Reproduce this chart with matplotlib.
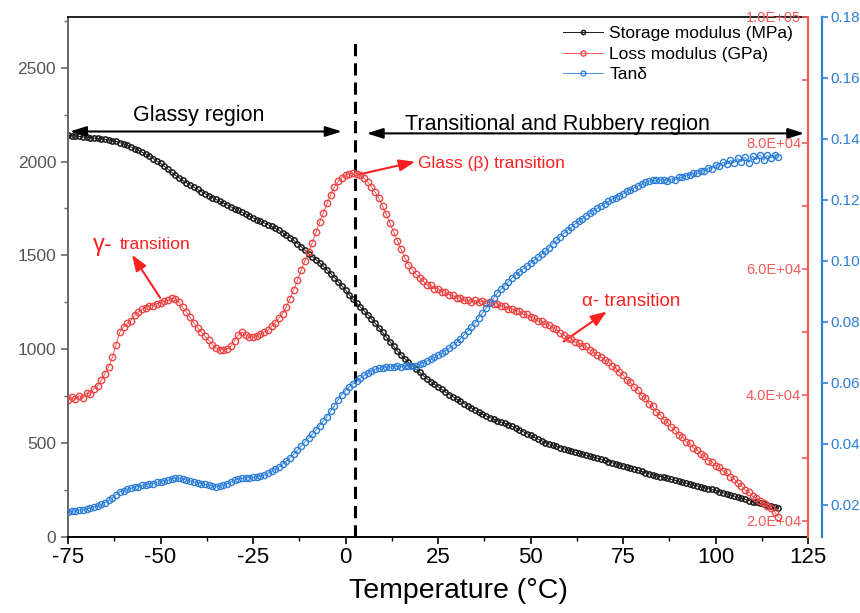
import numpy as np
import matplotlib
matplotlib.use('Agg')
import matplotlib.pyplot as plt
from matplotlib.ticker import MultipleLocator, FuncFormatter

plt.rcParams['font.family'] = ['Liberation Sans', 'DejaVu Sans']
plt.rcParams['axes.unicode_minus'] = False

# DMA sweep, one reading per 1 °C
temperature = np.arange(-75, 118)

storage_modulus = [
    2140, 2138, 2136, 2134, 2132, 2130, 2128, 2125, 2123, 2120,
    2118, 2115, 2111, 2107, 2101, 2095, 2087, 2078, 2069, 2060,
    2050, 2040, 2029, 2016, 2003, 1990, 1975, 1959, 1943, 1927,
    1913, 1899, 1887, 1875, 1863, 1852, 1840, 1829, 1819, 1808,
    1798, 1788, 1779, 1769, 1759, 1749, 1740, 1730, 1720, 1710,
    1700, 1690, 1681, 1673, 1664, 1655, 1645, 1633, 1621, 1608,
    1595, 1580, 1563, 1546, 1528, 1510, 1494, 1477, 1460, 1441,
    1422, 1403, 1382, 1360, 1338, 1315, 1290, 1266, 1245, 1225,
    1205, 1185, 1162, 1139, 1115, 1091, 1066, 1041, 1016, 990,
    970, 950, 930, 912, 895, 878, 860, 843, 828, 814,
    800, 786, 772, 759, 747, 735, 723, 711, 700, 688,
    676, 664, 654, 645, 636, 628, 620, 613, 606, 598,
    590, 581, 571, 561, 551, 541, 531, 522, 513, 503,
    496, 489, 483, 476, 470, 464, 458, 452, 447, 442,
    436, 431, 425, 420, 414, 408, 402, 396, 390, 385,
    379, 373, 367, 361, 355, 349, 343, 337, 332, 327,
    322, 317, 312, 307, 302, 297, 292, 287, 282, 277,
    272, 267, 262, 258, 253, 248, 242, 236, 230, 224,
    218, 212, 206, 200, 194, 189, 184, 179, 174, 169,
    164, 159, 154,
]

loss_modulus = [
    39200, 39700, 39300, 39900, 39500, 40300, 40100, 41000, 41500, 42300,
    43400, 44500, 46000, 48000, 50000, 50800, 51400, 51800, 52700, 53200,
    53600, 53800, 54200, 54200, 54500, 54600, 54900, 55000, 55400, 55300,
    54700, 53900, 53200, 52300, 51400, 50700, 50000, 49300, 48700, 48000,
    47500, 47200, 47150, 47300, 47700, 48600, 49500, 50000, 49600, 49200,
    49200, 49300, 49700, 50000, 50300, 50900, 51500, 52200, 52900, 54000,
    55300, 56700, 58200, 59800, 61300, 62700, 64200, 65800, 67400, 68900,
    70400, 71800, 73000, 73900, 74500, 74900, 75100, 75200, 75100, 74900,
    74400, 73800, 73000, 72200, 71200, 70000, 68700, 67300, 65900, 64500,
    63100, 61800, 60700, 59900, 59200, 58600, 58100, 57500, 57400, 56900,
    56900, 56400, 56300, 55900, 55800, 55400, 55400, 55000, 55100, 54800,
    55000, 54700, 54900, 54600, 54700, 54400, 54500, 54100, 54100, 53700,
    53700, 53300, 53300, 52800, 52800, 52300, 52200, 51700, 51700, 51200,
    51100, 50600, 50400, 49800, 49600, 49000, 48900, 48400, 48300, 47800,
    47700, 47100, 46900, 46300, 46100, 45500, 45300, 44600, 44300, 43600,
    43200, 42400, 42000, 41200, 40800, 39900, 39500, 38600, 38200, 37300,
    36900, 36100, 35700, 34900, 34500, 33700, 33400, 32600, 32300, 31600,
    31300, 30600, 30300, 29600, 29400, 28800, 28500, 27900, 27700, 27000,
    26700, 26000, 25600, 24900, 24600, 23900, 23700, 23100, 22900, 22300,
    22100, 21400, 20600,
]

tan_delta = [
    0.0178, 0.0181, 0.0179, 0.0184, 0.0183, 0.0187, 0.0189, 0.0194, 0.0196, 0.0202,
    0.0208, 0.0215, 0.0224, 0.0234, 0.0243, 0.0247, 0.0252, 0.0254, 0.0259, 0.0260,
    0.0264, 0.0265, 0.0270, 0.0270, 0.0275, 0.0276, 0.0280, 0.0281, 0.0286, 0.0287,
    0.0287, 0.0285, 0.0282, 0.0279, 0.0276, 0.0273, 0.0270, 0.0268, 0.0265, 0.0262,
    0.0260, 0.0261, 0.0264, 0.0270, 0.0276, 0.0281, 0.0285, 0.0288, 0.0289, 0.0290,
    0.0291, 0.0292, 0.0294, 0.0298, 0.0304, 0.0311, 0.0318, 0.0325, 0.0335, 0.0345,
    0.0355, 0.0366, 0.0380, 0.0393, 0.0406, 0.0419, 0.0432, 0.0446, 0.0460, 0.0475,
    0.0490, 0.0508, 0.0526, 0.0545, 0.0562, 0.0575, 0.0588, 0.0598, 0.0607, 0.0616,
    0.0625, 0.0632, 0.0640, 0.0645, 0.0648, 0.0650, 0.0652, 0.0653, 0.0653, 0.0654,
    0.0653, 0.0654, 0.0654, 0.0655, 0.0657, 0.0662, 0.0667, 0.0672, 0.0677, 0.0684,
    0.0691, 0.0698, 0.0706, 0.0714, 0.0723, 0.0733, 0.0745, 0.0757, 0.0770, 0.0784,
    0.0798, 0.0813, 0.0829, 0.0845, 0.0862, 0.0878, 0.0894, 0.0907, 0.0919, 0.0932,
    0.0944, 0.0954, 0.0964, 0.0974, 0.0983, 0.0993, 0.1002, 0.1012, 0.1022, 0.1032,
    0.1043, 0.1056, 0.1068, 0.1080, 0.1091, 0.1101, 0.1111, 0.1121, 0.1130, 0.1139,
    0.1148, 0.1157, 0.1165, 0.1173, 0.1180, 0.1188, 0.1195, 0.1202, 0.1208, 0.1214,
    0.1221, 0.1228, 0.1234, 0.1240, 0.1246, 0.1252, 0.1258, 0.1262, 0.1264, 0.1265,
    0.1266, 0.1266, 0.1261, 0.1270, 0.1266, 0.1274, 0.1274, 0.1280, 0.1281, 0.1288,
    0.1287, 0.1296, 0.1294, 0.1306, 0.1303, 0.1314, 0.1310, 0.1324, 0.1318, 0.1330,
    0.1322, 0.1336, 0.1326, 0.1340, 0.1322, 0.1344, 0.1332, 0.1348, 0.1330, 0.1346,
    0.1338, 0.1348, 0.1342,
]

x_ticks = [-75, -50, -25, 0, 25, 50, 75, 100, 125]
storage_ticks = [0, 500, 1000, 1500, 2000, 2500]
loss_ticks = [2.0e4, 4.0e4, 6.0e4, 8.0e4, 1.0e5]
tan_ticks = [0.02, 0.04, 0.06, 0.08, 0.10, 0.12, 0.14, 0.16, 0.18]

tg_temp = 2.5  # glass transition marker

black = '#1a1a1a'
red = '#f04545'
red_axis = '#f25a5a'
red_note = '#ff2020'
blue = '#2e7fd9'
grey = '#666666'

fig = plt.figure(figsize=(8.6, 6.13), dpi=100)
ax = fig.add_axes([0.0791, 0.124, 0.8605, 0.8483])
ax2 = ax.twinx()
ax3 = ax.twinx()

l1, = ax.plot(temperature, storage_modulus, '-o', color=black, mfc='none',
              ms=3.8, mew=1.1, lw=0.7, label='Storage modulus (MPa)')
l2, = ax2.plot(temperature, loss_modulus, '-o', color=red, mfc='none',
               ms=4.6, mew=1.0, lw=0.6, label='Loss modulus (GPa)')
l3, = ax3.plot(temperature, tan_delta, '-o', color=blue, mfc='none',
               ms=4.4, mew=1.0, lw=0.6, label='Tanδ')

# left axis: storage modulus
ax.set_xlim(-75, 125)
ax.set_ylim(0, 2770)
ax.set_xticks(x_ticks)
ax.xaxis.set_minor_locator(MultipleLocator(12.5))
ax.set_yticks(storage_ticks)
ax.yaxis.set_minor_locator(MultipleLocator(250))
ax.tick_params(axis='x', which='both', direction='out', color='black',
               labelsize=16, pad=2)
ax.tick_params(axis='x', which='major', length=5, width=1.2)
ax.tick_params(axis='x', which='minor', length=3, width=1.0)
ax.tick_params(axis='y', which='both', direction='out', color=grey,
               labelcolor='#555555', labelsize=12.5)
ax.tick_params(axis='y', which='major', length=5, width=1.2)
ax.tick_params(axis='y', which='minor', length=3, width=1.0)
ax.spines['left'].set_color(grey)
ax.spines['left'].set_linewidth(1.4)
ax.spines['bottom'].set_linewidth(1.4)
ax.spines['top'].set_linewidth(1.2)
ax.spines['right'].set_visible(False)
ax.set_xlabel('Temperature (°C)', fontsize=20.5)
ax.xaxis.set_label_coords(0.527, -0.078)

# inner right axis: loss modulus, labels drawn inside the frame
ax2.set_ylim(17460, 100000)
ax2.set_yticks(loss_ticks)
ax2.yaxis.set_minor_locator(MultipleLocator(1e4))
ax2.yaxis.set_major_formatter(FuncFormatter(lambda v, p: f'{v:.1E}'))
ax2.tick_params(axis='y', which='both', direction='in', color=red_axis,
                labelcolor=red_axis, labelsize=10.5, pad=-5, length=4, width=1.2)
for t in ax2.yaxis.get_major_ticks():
    t.label2.set_horizontalalignment('right')
ax2.spines['right'].set_color(red_axis)
ax2.spines['right'].set_linewidth(1.6)
for s in ['top', 'left', 'bottom']:
    ax2.spines[s].set_visible(False)

# outer right axis: tan delta
ax3.set_ylim(0.0095, 0.18)
ax3.set_yticks(tan_ticks)
ax3.yaxis.set_major_formatter(FuncFormatter(lambda v, p: f'{v:.2f}'))
ax3.spines['right'].set_position(('outward', 10))
ax3.spines['right'].set_color(blue)
ax3.spines['right'].set_linewidth(1.6)
for s in ['top', 'left', 'bottom']:
    ax3.spines[s].set_visible(False)
ax3.tick_params(axis='y', direction='out', color=blue, labelcolor=blue,
                labelsize=11, length=4, width=1.2, pad=2)

# glass transition line and region arrows
ax.axvline(tg_temp, ymax=0.952, color='black', lw=2.2, dashes=(4, 2.3))
region_arrow = dict(arrowstyle='<|-|>,head_length=0.7,head_width=0.22',
                    color='black', lw=1.5, shrinkA=0, shrinkB=0, mutation_scale=14)
ax.annotate('', xy=(-74.5, 2160), xytext=(-1, 2160), arrowprops=region_arrow)
ax.annotate('', xy=(5.7, 2150), xytext=(124, 2150), arrowprops=region_arrow)
ax.text(-39.6, 2214, 'Glassy region', ha='center', va='baseline', fontsize=15.5)
ax.text(57.4, 2170, 'Transitional and Rubbery region', ha='center',
        va='baseline', fontsize=15.5)

# transition labels
note_arrow = dict(arrowstyle='-|>,head_length=0.8,head_width=0.3',
                  color=red_note, lw=1.5, shrinkA=0, shrinkB=0, mutation_scale=12)
ax.annotate('', xy=(18.8, 1999), xytext=(3.4, 1930), arrowprops=note_arrow)
ax.text(19.6, 1988, 'Glass (β) transition', color=red_note, fontsize=12.5,
        ha='left', va='center')
ax.annotate('', xy=(-57.7, 1503), xytext=(-50.1, 1274), arrowprops=note_arrow)
ax.text(-68.4, 1556, 'γ-', color=red_note, fontsize=17, ha='left', va='center')
ax.text(-61.0, 1556, 'transition', color=red_note, fontsize=12.5,
        ha='left', va='center')
ax.annotate('', xy=(70.6, 1201), xytext=(58.9, 1041), arrowprops=note_arrow)
ax.text(63.9, 1253, 'α- transition', color=red_note, fontsize=13.5,
        ha='left', va='center')

ax3.legend(handles=[l1, l2, l3], loc='upper right', bbox_to_anchor=(0.98, 0.982),
           frameon=False, fontsize=12.5, handlelength=2.3, handletextpad=0.35,
           labelspacing=0.3, borderpad=0, borderaxespad=0, markerscale=0.8)

fig.savefig('out.png', dpi=100)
——
Write out exactly the opening lines of the data, stopping after the line that holds "temperature = np.arange(-75, 118)". Exclude pictures.

_The completed task_
Reproduce this chart with matplotlib.
import numpy as np
import matplotlib
matplotlib.use('Agg')
import matplotlib.pyplot as plt
from matplotlib.ticker import MultipleLocator, FuncFormatter

plt.rcParams['font.family'] = ['Liberation Sans', 'DejaVu Sans']
plt.rcParams['axes.unicode_minus'] = False

# DMA sweep, one reading per 1 °C
temperature = np.arange(-75, 118)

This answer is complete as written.